My nuts locked in a humbler behind my thighs, bent over a chair.

in Public
 which means, while others watch:
♥♥We've done lots of dungeon play,  but I still have a fantasy about...  either with guests at the house, or at some friends' house,  and for whatever reason, being told to strip for an OTK spanking.

on Video
♥♥♥  OTK ....... We've shot a couple OTK videos, but always via camera on tripod, getting only one view or angle.
I would like to have a separate camera-person, who can get different angles, and use the zoom in/out feature.
♥♥♥   Caning.......... I also really want a video of a British-style caning ...   naked, bent over a chair, with cane stroke following cane stroke... not rapid WHAPWHAPWHAPWHAP but with some seconds in between strokes... while not knowing how many strokes will be forthcoming.

♥♥♥Chastity
We've talked about this, bunches, and I won't detail it here, as it might soon get moved to the OTHER list.

♥♥♥Prostate massaging, milking, edging,   oh my
How many different ways I've fantasized this...
 ... while FDAU, a finger up my butt, just rubbing, in and out, until my fluid starts flowing...
...  Restrained,  Her hand on my penis, stroking and stroking, bringing me to the edge, and stopping..and waiting, then She starts again... and stops..and starts ..and stops...  then waits...then locks the chastity device on....
.... Restrained, bringing me to the edge over and over, then letting me go, and finish, as She lets go of my penis, resulting in a sticky ruined orgasm....

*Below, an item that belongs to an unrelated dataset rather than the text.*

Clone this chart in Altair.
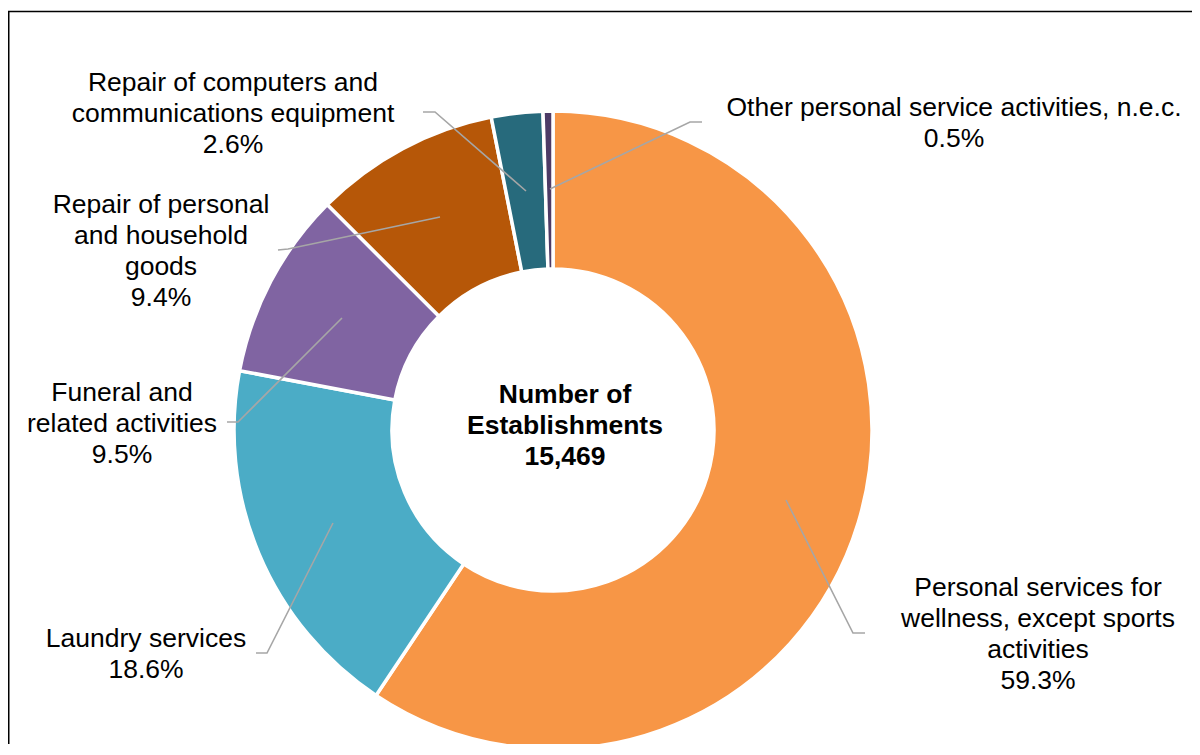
import altair as alt
import pandas as pd

# ---- data ----
categories = [
    "Personal services for wellness, except sports activities",
    "Laundry services",
    "Funeral and related activities",
    "Repair of personal and household goods",
    "Repair of computers and communications equipment",
    "Other personal service activities, n.e.c.",
]
shares = [59.3, 18.6, 9.5, 9.4, 2.6, 0.5]
colors = ["#F79646", "#4BACC6", "#8064A2", "#B65708", "#276A7C", "#4D3B66"]
total_establishments = 15469

# wrapped label names (layout only)
wrapped = [
    "Personal services for\nwellness, except sports\nactivities",
    "Laundry services",
    "Funeral and\nrelated activities",
    "Repair of personal\nand household\ngoods",
    "Repair of computers and\ncommunications equipment",
    "Other personal service activities, n.e.c.",
]
# label first-line centres (chart pixel coords)
label_x = [1030, 138, 114, 153, 225, 946]
label_y = [580, 631, 385, 197, 75, 100]
# leader lines: three points each (chart pixel coords)
leader_pts = [
    [(857, 625), (845, 625), (778, 492)],
    [(248, 645), (259, 645), (325, 515)],
    [(219, 414), (230, 414), (334, 310)],
    [(270, 242), (280, 241), (432, 209)],
    [(415, 104), (427, 104), (518, 183)],
    [(694, 114), (682, 114), (542, 181)],
]

CX, CY = 545, 422
FONT = "Liberation Sans"

pie_df = pd.DataFrame({"category": categories, "share": shares, "order": list(range(len(shares)))})

arcs = alt.Chart(pie_df).mark_arc(
    radius=319, radius2=161, stroke="white", strokeWidth=3.5
).encode(
    theta=alt.Theta("share:Q", stack=True),
    order=alt.Order("order:Q"),
    color=alt.Color("category:N", scale=alt.Scale(domain=categories, range=colors), legend=None),
    x=alt.value(CX),
    y=alt.value(CY),
)

lab_df = pd.DataFrame({
    "text": [f"{w}\n{s}%" for w, s in zip(wrapped, shares)],
    "x": label_x,
    "y": label_y,
})
labels = alt.Chart(lab_df).mark_text(
    font=FONT, fontSize=26.5, lineHeight=31, lineBreak="\n", align="center", baseline="middle", color="#000000"
).encode(
    x=alt.X("x:Q", scale=None),
    y=alt.Y("y:Q", scale=None),
    text="text:N",
)

rows = []
for i, pts in enumerate(leader_pts):
    for j, (px, py) in enumerate(pts):
        rows.append({"id": i, "k": j, "x": px, "y": py})
lines = alt.Chart(pd.DataFrame(rows)).mark_line(color="#A6A6A6", strokeWidth=1.6).encode(
    x=alt.X("x:Q", scale=None),
    y=alt.Y("y:Q", scale=None),
    detail="id:N",
    order="k:Q",
)

center_df = pd.DataFrame({"text": [f"Number of\nEstablishments\n{total_establishments:,}"], "x": [557], "y": [387]})
center = alt.Chart(center_df).mark_text(
    font=FONT, fontSize=26.5, fontWeight="bold", lineHeight=31, lineBreak="\n", align="center", baseline="middle", color="#000000"
).encode(
    x=alt.X("x:Q", scale=None),
    y=alt.Y("y:Q", scale=None),
    text="text:N",
)

frame = alt.Chart(pd.DataFrame({"a": [0]})).mark_rect(
    fill="transparent", stroke="#000000", strokeWidth=1.5
).encode(
    x=alt.value(0.75), x2=alt.value(1300), y=alt.value(3.5), y2=alt.value(900)
)

chart = alt.layer(frame, arcs, lines, labels, center).properties(
    width=1184, height=736, padding=0,
    autosize=alt.AutoSizeParams(type="none"),
).configure_view(stroke=None)

chart.save("out.html", embed_options={"renderer": "svg", "actions": False})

♥♥♥ Masturbation before a spanking ..
I've had a couple spankings post-orgasm.  However, we had to do some clean up first.  (Maybe if I wore a condom...?)
But if I had been edged enough, perhaps, She could require me to masturbate ... to orgasm...  then spank my bottom, up, down and sideways.

Well...
Nothing I mentioned is by any stretch a deal-breaker.
Her failure to do all of these, some of these, one of these, would not constitute a valid reason for me to say, "She's failing me."
She's already been TO me and FOR me, so much more than I dreamed of and hoped for, in my primal fantasies.
All of the above are just so many more fantasies, ones I doubt that I could realize in my real life ... without paying for the experience.
With Her, there's a chance, there's hope.  She has not said, "NO!" to anything I've mentioned.
Fact is, She has a few fantasies of Her own that I've been happy to help Her realize, so far, and others that I will be happy to help Her with when the proper time and circumstances present themselves.
Which are, basically, appropriate words for Her to say to me.
We've been married...what,  eight months.
And just this month, She finished a term of office that required mucho travel on Her part.
Give it some time, dude!

Well, problem with that is, once my fantasies show signs of life, signs of possible realization, I get impatient.
It's like, "Hurry up, already!... Is it Christmas YET?!"

Is She failing me?
Oh mi gosh, no.
She might not be moving fast enough to suit me, though.
...my problem...
But I do tend to repeat 'things' to Her, because I'm familiar with the way Her memory works, or doesn't work, as the case may be,  and sometimes the way I repeat can sound like ... whining, maybe, but it's not intended as such, I'm just trying to keep such things fresh in the memory.
I consider myself blessed,  exceedingly blessed, amazingly blessed,  to have Her in my life, as my Wife.
I see no failure on Her part in our relationship.